## AVAILABLE DATA:

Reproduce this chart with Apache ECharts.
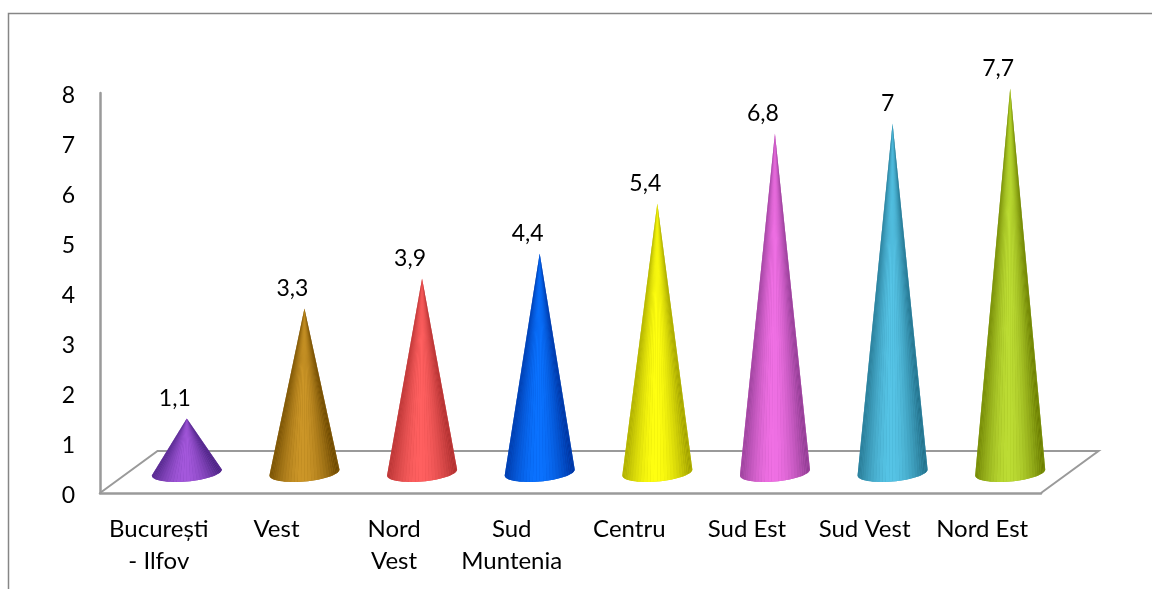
<!DOCTYPE html>
<html>
<head>
<meta charset="utf-8">
<style>html,body{margin:0;padding:0;background:#fff}#c{width:1152px;height:589px}</style>
<script src="https://cdn.jsdelivr.net/npm/echarts@6/dist/echarts.min.js"></script>
</head>
<body>
<div id="c"></div>
<script>
const categories = ['București\n- Ilfov', 'Vest', 'Nord\nVest', 'Sud\nMuntenia', 'Centru', 'Sud Est', 'Sud Vest', 'Nord Est'];
const values = [1.1, 3.3, 3.9, 4.4, 5.4, 6.8, 7, 7.7];
const tickLabelsMax = 8;

const edgeColors = ['#4c2484', '#6c4800', '#b03030', '#0034a0', '#a0a000', '#8f3c92', '#22708a', '#6a7c00'];
const lightColors = ['#a458dc', '#cc9628', '#ff6060', '#0a72ff', '#ffff10', '#f070e4', '#56c4e6', '#bcdc34'];

const FONT = 'Lato, Carlito, "Open Sans", sans-serif';
const DEPTH_X = 28, DEPTH_Y = 20.5, RX = 35, RY = 9, TILT = 3, FLOOR_X = 57.5, FLOOR_Y = 42, WEDGES = 32;

function cone(params, api) {
  const i = api.value(0), v = api.value(1);
  const top = api.coord([i, v]), base = api.coord([i, 0]);
  const cx = top[0] + DEPTH_X, ax = top[1] - DEPTH_Y + 1, by = base[1] - DEPTH_Y;
  const rim = t => [cx + RX * Math.cos(t), by + RY * Math.sin(t) - TILT * Math.cos(t)];
  const outline = [[cx, ax]];
  for (let k = 0; k <= WEDGES; k++) outline.push(rim(k / WEDGES * Math.PI));
  const children = [{
    type: 'polygon',
    shape: { points: outline },
    style: { fill: echarts.color.lerp(0.6, [edgeColors[i], lightColors[i]]) }
  }];
  for (let k = 0; k < WEDGES; k++) {
    const t0 = k / WEDGES * Math.PI, t1 = (k + 1) / WEDGES * Math.PI;
    const u = Math.cos((t0 + t1) / 2);
    const f = Math.max(0, 1 - Math.pow(Math.abs(u + 0.05), 1.8));
    children.push({
      type: 'polygon',
      shape: { points: [[cx, ax], rim(t0), rim(t1)] },
      style: { fill: echarts.color.lerp(f, [edgeColors[i], lightColors[i]]) }
    });
  }
  children.push({
    type: 'text',
    style: {
      text: String(v).replace('.', ','), x: v === 7 ? cx - 5 : cx - 12, y: ax - 20,
      align: 'center', verticalAlign: 'middle',
      font: '23px ' + FONT, fill: '#000'
    }
  });
  return { type: 'group', children: children };
}

function floor(params, api) {
  const band = api.size([1, 0])[0];
  const a0 = api.coord([0, 0]), b0 = api.coord([categories.length - 1, 0]);
  const a = [a0[0] - band / 2, a0[1]], b = [b0[0] + band / 2, b0[1]];
  return {
    type: 'polyline',
    shape: { points: [a, [a[0] + FLOOR_X, a[1] - FLOOR_Y], [b[0] + FLOOR_X, b[1] - FLOOR_Y], b] },
    style: { stroke: '#9a9a9a', lineWidth: 2, fill: 'none' }
  };
}

const chart = echarts.init(document.getElementById('c'), null, { renderer: 'canvas' });
chart.setOption({
  animation: false,
  backgroundColor: '#fff',
  graphic: [
    { type: 'polyline', silent: true, shape: { points: [[8.5, 589], [8.5, 13.5], [1152, 13.5]] },
      style: { stroke: '#868686', lineWidth: 1.5, fill: 'none' } }
  ],
  grid: { left: 100, right: 111, top: 93, bottom: 96 },
  xAxis: {
    type: 'category', data: categories,
    axisTick: { show: false },
    axisLine: { show: true, lineStyle: { color: '#9a9a9a', width: 2.5 } },
    axisLabel: { color: '#000', fontFamily: FONT, fontSize: 24, margin: 20, lineHeight: 32, interval: 0 }
  },
  yAxis: {
    type: 'value', min: 0, max: tickLabelsMax, interval: 1,
    splitLine: { show: false },
    axisTick: { show: false },
    axisLine: { show: true, lineStyle: { color: '#9a9a9a', width: 2.5 } },
    axisLabel: {
      margin: 25,
      formatter: '{n|{value}}',
      rich: { n: { color: '#000', fontFamily: FONT, fontSize: 23, padding: [6, 0, 0, 0] } }
    }
  },
  series: [
    { type: 'custom', name: 'floor', renderItem: floor, data: [[0, 0]], z: 1, silent: true },
    { type: 'custom', name: 'values', renderItem: cone, data: values.map((v, i) => [i, v]), z: 2, silent: true,
      encode: { x: 0, y: 1 } }
  ]
});
</script>
</body>
</html>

## SET EXERCISE:
Images in the data above are to be skipped. Retype all other material exactly.

## RESPONSE:
Reproduce this chart with Apache ECharts.
<!DOCTYPE html>
<html>
<head>
<meta charset="utf-8">
<style>html,body{margin:0;padding:0;background:#fff}#c{width:1152px;height:589px}</style>
<script src="https://cdn.jsdelivr.net/npm/echarts@6/dist/echarts.min.js"></script>
</head>
<body>
<div id="c"></div>
<script>
const categories = ['București\n- Ilfov', 'Vest', 'Nord\nVest', 'Sud\nMuntenia', 'Centru', 'Sud Est', 'Sud Vest', 'Nord Est'];
const values = [1.1, 3.3, 3.9, 4.4, 5.4, 6.8, 7, 7.7];
const tickLabelsMax = 8;

const edgeColors = ['#4c2484', '#6c4800', '#b03030', '#0034a0', '#a0a000', '#8f3c92', '#22708a', '#6a7c00'];
const lightColors = ['#a458dc', '#cc9628', '#ff6060', '#0a72ff', '#ffff10', '#f070e4', '#56c4e6', '#bcdc34'];

const FONT = 'Lato, Carlito, "Open Sans", sans-serif';
const DEPTH_X = 28, DEPTH_Y = 20.5, RX = 35, RY = 9, TILT = 3, FLOOR_X = 57.5, FLOOR_Y = 42, WEDGES = 32;

function cone(params, api) {
  const i = api.value(0), v = api.value(1);
  const top = api.coord([i, v]), base = api.coord([i, 0]);
  const cx = top[0] + DEPTH_X, ax = top[1] - DEPTH_Y + 1, by = base[1] - DEPTH_Y;
  const rim = t => [cx + RX * Math.cos(t), by + RY * Math.sin(t) - TILT * Math.cos(t)];
  const outline = [[cx, ax]];
  for (let k = 0; k <= WEDGES; k++) outline.push(rim(k / WEDGES * Math.PI));
  const children = [{
    type: 'polygon',
    shape: { points: outline },
    style: { fill: echarts.color.lerp(0.6, [edgeColors[i], lightColors[i]]) }
  }];
  for (let k = 0; k < WEDGES; k++) {
    const t0 = k / WEDGES * Math.PI, t1 = (k + 1) / WEDGES * Math.PI;
    const u = Math.cos((t0 + t1) / 2);
    const f = Math.max(0, 1 - Math.pow(Math.abs(u + 0.05), 1.8));
    children.push({
      type: 'polygon',
      shape: { points: [[cx, ax], rim(t0), rim(t1)] },
      style: { fill: echarts.color.lerp(f, [edgeColors[i], lightColors[i]]) }
    });
  }
  children.push({
    type: 'text',
    style: {
      text: String(v).replace('.', ','), x: v === 7 ? cx - 5 : cx - 12, y: ax - 20,
      align: 'center', verticalAlign: 'middle',
      font: '23px ' + FONT, fill: '#000'
    }
  });
  return { type: 'group', children: children };
}

function floor(params, api) {
  const band = api.size([1, 0])[0];
  const a0 = api.coord([0, 0]), b0 = api.coord([categories.length - 1, 0]);
  const a = [a0[0] - band / 2, a0[1]], b = [b0[0] + band / 2, b0[1]];
  return {
    type: 'polyline',
    shape: { points: [a, [a[0] + FLOOR_X, a[1] - FLOOR_Y], [b[0] + FLOOR_X, b[1] - FLOOR_Y], b] },
    style: { stroke: '#9a9a9a', lineWidth: 2, fill: 'none' }
  };
}

const chart = echarts.init(document.getElementById('c'), null, { renderer: 'canvas' });
chart.setOption({
  animation: false,
  backgroundColor: '#fff',
  graphic: [
    { type: 'polyline', silent: true, shape: { points: [[8.5, 589], [8.5, 13.5], [1152, 13.5]] },
      style: { stroke: '#868686', lineWidth: 1.5, fill: 'none' } }
  ],
  grid: { left: 100, right: 111, top: 93, bottom: 96 },
  xAxis: {
    type: 'category', data: categories,
    axisTick: { show: false },
    axisLine: { show: true, lineStyle: { color: '#9a9a9a', width: 2.5 } },
    axisLabel: { color: '#000', fontFamily: FONT, fontSize: 24, margin: 20, lineHeight: 32, interval: 0 }
  },
  yAxis: {
    type: 'value', min: 0, max: tickLabelsMax, interval: 1,
    splitLine: { show: false },
    axisTick: { show: false },
    axisLine: { show: true, lineStyle: { color: '#9a9a9a', width: 2.5 } },
    axisLabel: {
      margin: 25,
      formatter: '{n|{value}}',
      rich: { n: { color: '#000', fontFamily: FONT, fontSize: 23, padding: [6, 0, 0, 0] } }
    }
  },
  series: [
    { type: 'custom', name: 'floor', renderItem: floor, data: [[0, 0]], z: 1, silent: true },
    { type: 'custom', name: 'values', renderItem: cone, data: values.map((v, i) => [i, v]), z: 2, silent: true,
      encode: { x: 0, y: 1 } }
  ]
});
</script>
</body>
</html>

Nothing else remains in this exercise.